Cela fait bientôt un an que se rendre au Cameroun ou entrer à N’Djaména via Kousseri demeure un véritable chemin de croix pour les voyageurs tchadiens et camerounais. En cause, la fermeture, depuis mars 2020, du pont de Ngueli, qui relie la capitale tchadienne à Kousseri, la ville camerounaise la plus proche.

Cette mesure visait à limiter la circulation du coronavirus, dont plusieurs cas avaient été enregistrés au Cameroun alors que le Tchad venait d’enregistrer son tout premier cas le 19 mars 2020. C’était un voyageur de nationalité marocaine, qui revenait de Douala (Cameroun).

Depuis lors, étudiants, malades ou commerçants, habitués à aller et revenir sans aucune restriction, supportent difficilement cette mesure. Pour voyager par la voie publique, c’est-à-dire par le pont de Ngueli notamment, un étudiant doit faire une demande d’autorisation de sortie pour les études. Selon un étudiant qui raconte son vécu, la demande est déposée au ministère de la Sécurité publique, accompagnée d’une copie de la carte d’étudiant ou de la fiche d’inscription dans l’une des universités camerounaises. Ensuite, il faut attendre et prier que l’autorisation, qui est retirée au Commissariat central, soit diligemment donnée. Après cette épreuve, il reste celle des contrôles. « Il faut reproduire votre autorisation en quatre copies, qui seront remises tour à tour aux agents de sécurité, postés à l’entrée du pont de Ngueli. Parmi eux, il y a des agents de l’Agence nationale de sécurité (ANS). Ils enregistrent tout donc ils savent qui est sorti et qui est entré à N’Djaména », raconte (sous l’anonymat) cet étudiant inscrit à l’université de Ngaoundéré.

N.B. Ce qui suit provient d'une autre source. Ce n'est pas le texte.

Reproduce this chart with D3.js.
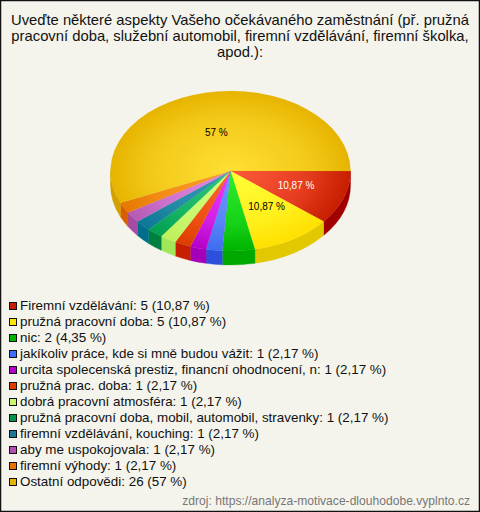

Pareil pour ceux qui veulent sortir pour des raisons de santé. Il faut préalablement obtenir une autorisation de sortie pour une raison sanitaire en déposant une demande manuscrite, accompagnée de la copie d’un avis d’évacuation ou d’un carnet de santé. Il faut signaler que cette autorisation est donnée gratuitement.

Sans une autorisation de sortie, la dernière option pour se rendre au Cameroun ou entrer à N’Djaména via Kousseri reste de traverser clandestinement le fleuve. Tout le long du fleuve Logone, à partir de Ngueli, des piroguiers offrent leurs services moyennant une somme d’argent dont le montant peut varier (500 ou 1000 frs) selon que le piroguier est de bonne humeur ou a beaucoup de clients ce jour. Là aussi, des agents de sécurité sont postés et prennent leur part. « C’est une véritable aubaine pour ces agents, qui exigent au moins 500 frs par voyageur », confie notre source.

Malgré l’allègement récent des mesures sécuritaires, qui s’est traduit par le déconfinement de la ville de N’Djaména et l’ouverture des frontières aériennes, les autorités ont maintenu la fermeture des frontières terrestres. Malgré les plaintes des usagers, qui vivent grâce au trafic entre Kousseri et N’Djaména et les appels pressants à rouvrir cette voie, certaines indiscrétions laissent entendre qu’elle devrait rester fermée jusqu’aux prochaines élections présidentielle et législatives. Cela fait que cette frontière qui, autrefois, est un marché en miniature, est l’ombre d’elle-même (voir photo du pont de Ngueli prise il y a quelques jours). Mais ce n’est que du côté du Tchad ; car du côté camerounais, la vie sociale et économique a repris et suit normalement son cours en dépit des cas plus nombreux du coronavirus (30 313 cas contre 3 433 pour le Tchad).

Il est à noter que cette interdiction de traverser la frontière de Nguéli ne concerne pas les importateurs et exportateurs des marchandises.